Boredom as a Mode of Stimulation
If
we take it back to the fundamentals — and this
is something Pascal touches on, too — our
aversion to solitude is really an aversion to boredom.
At
its core, it’s not necessarily that we are addicted to a TV set because there
is something uniquely satisfying about it, just like we are not addicted to
most stimulants because the benefits outweigh the downsides. Rather, what we
are really addicted to is a state of not-being-bored.
Almost
anything else that controls our life in an unhealthy way finds its root in our
realization that we dread the nothingness of nothing. We can’t imagine just being rather
than doing. And therefore, we look for entertainment, we seek
company, and if those fail, we chase even higher highs.
We
ignore the fact that never facing this nothingness is the same as never facing
ourselves. And never facing ourselves is why we feel lonely and anxious in
spite of being so intimately connected to everything else around us.
Fortunately,
there is a solution. The only way to avoid being ruined by this fear — like any fear — is to face it. It’s to let
the boredom take you where it wants so you can deal with
whatever it is that is really going on with your sense of self. That’s when
you’ll hear yourself think, and that’s when you’ll learn to engage the parts of
you that are masked by distraction.
The
beauty of this is that, once you cross that initial barrier, you realize that
being alone isn’t so bad. Boredom can provide its own stimulation.
When
you surround yourself with moments of solitude and stillness, you become
intimately familiar with your environment in a way that forced stimulation
doesn’t allow. The world becomes richer, the layers start to peel back, and you
see things for what they really are, in all their wholeness, in all their
contradictions, and in all their unfamiliarity.
You
learn that there are other things you are capable of paying attention to than
just what makes the most noise on the surface. Just because a quiet room
doesn’t scream with excitement like the idea of immersing yourself in a movie
or a TV show doesn’t mean that there isn’t depth to explore there.
Sometimes,
the direction that this solitude leads you in can be unpleasant, especially
when it comes to introspection — your
thoughts and your feelings, your doubts and your hopes — but in the long-term, it’s
far more pleasant than running away from it all without even realizing that
you are.
Embracing
boredom allows you to discover novelty in things you didn’t know were novel;
it’s like being an unconditioned child seeing the world for the first time. It
also resolves the majority of internal conflicts.
The Takeaway
The
more the world advances, the more stimulation it will provide as an incentive
for us to get outside of our own mind to engage with it.
While
Pascal’s generalization that a lack of comfort with solitude is the root of all
our problems may be an exaggeration, it isn’t an entirely unmerited one.
Everything
that has done so much to connect us has simultaneously isolated us. We are so
busy being distracted that we are forgetting to tend to ourselves, which is
consequently making us feel more and more alone.
Interestingly,
the main culprit isn’t our obsession with any particular worldly stimulation.

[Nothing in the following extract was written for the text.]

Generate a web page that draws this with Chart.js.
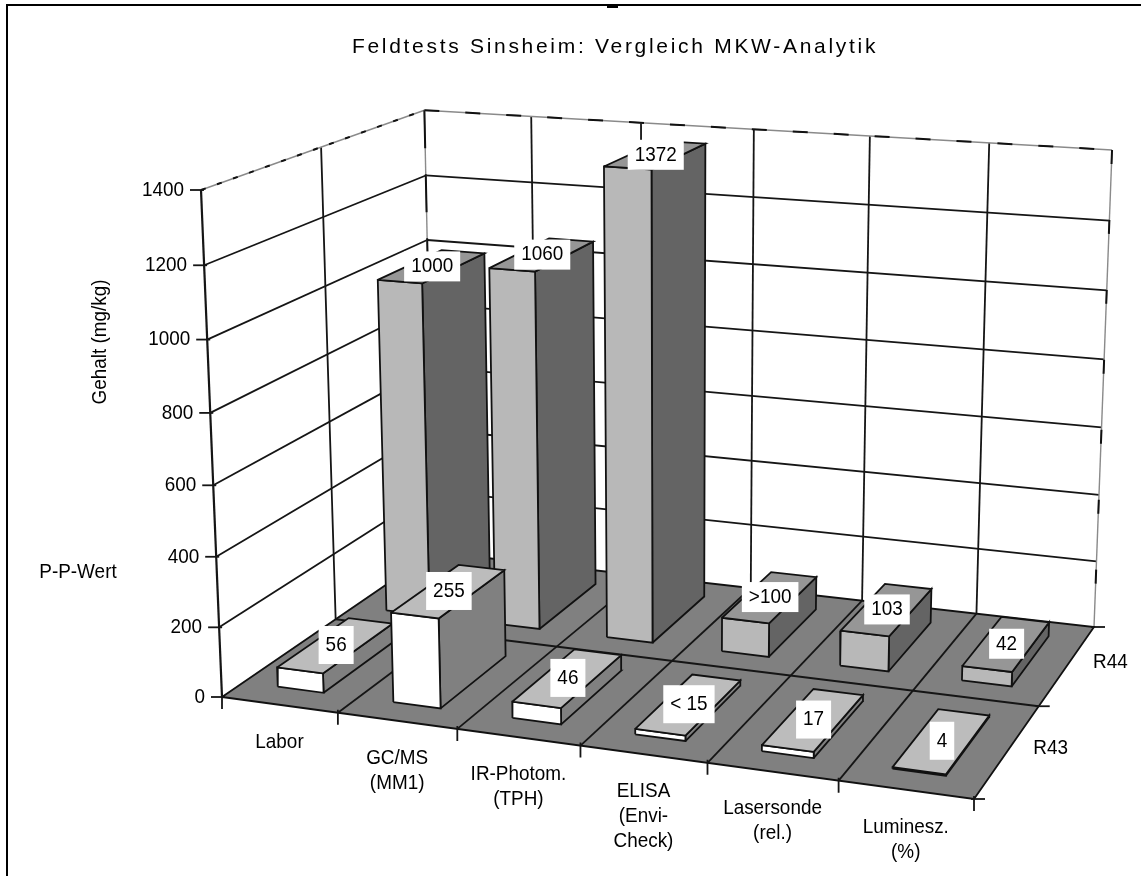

It’s the fear of nothingness — our
addiction to a state of not-being-bored. We have an instinctive aversion to
simply being.
Without
realizing the value of solitude, we are overlooking the fact that, once the
fear of boredom is faced, it can actually provide its own stimulation. And the
only way to face it is to make time, whether every day or every week, to just
sit — with our thoughts, our
feelings, with a moment of stillness.
The
oldest philosophical wisdom in the world has one piece of advice for us: know
yourself. And there is a good reason why that is.
Without
knowing ourselves, it’s almost impossible to find a healthy way to interact
with the world around us. Without taking time to figure it out, we don’t have a
foundation to built the rest of our lives on.
Being
alone and connecting inwardly is a skill nobody ever teaches us. That’s ironic
because it’s more important than most of the ones they do.
Solitude
may not be the solution to everything, but it certainly is a start.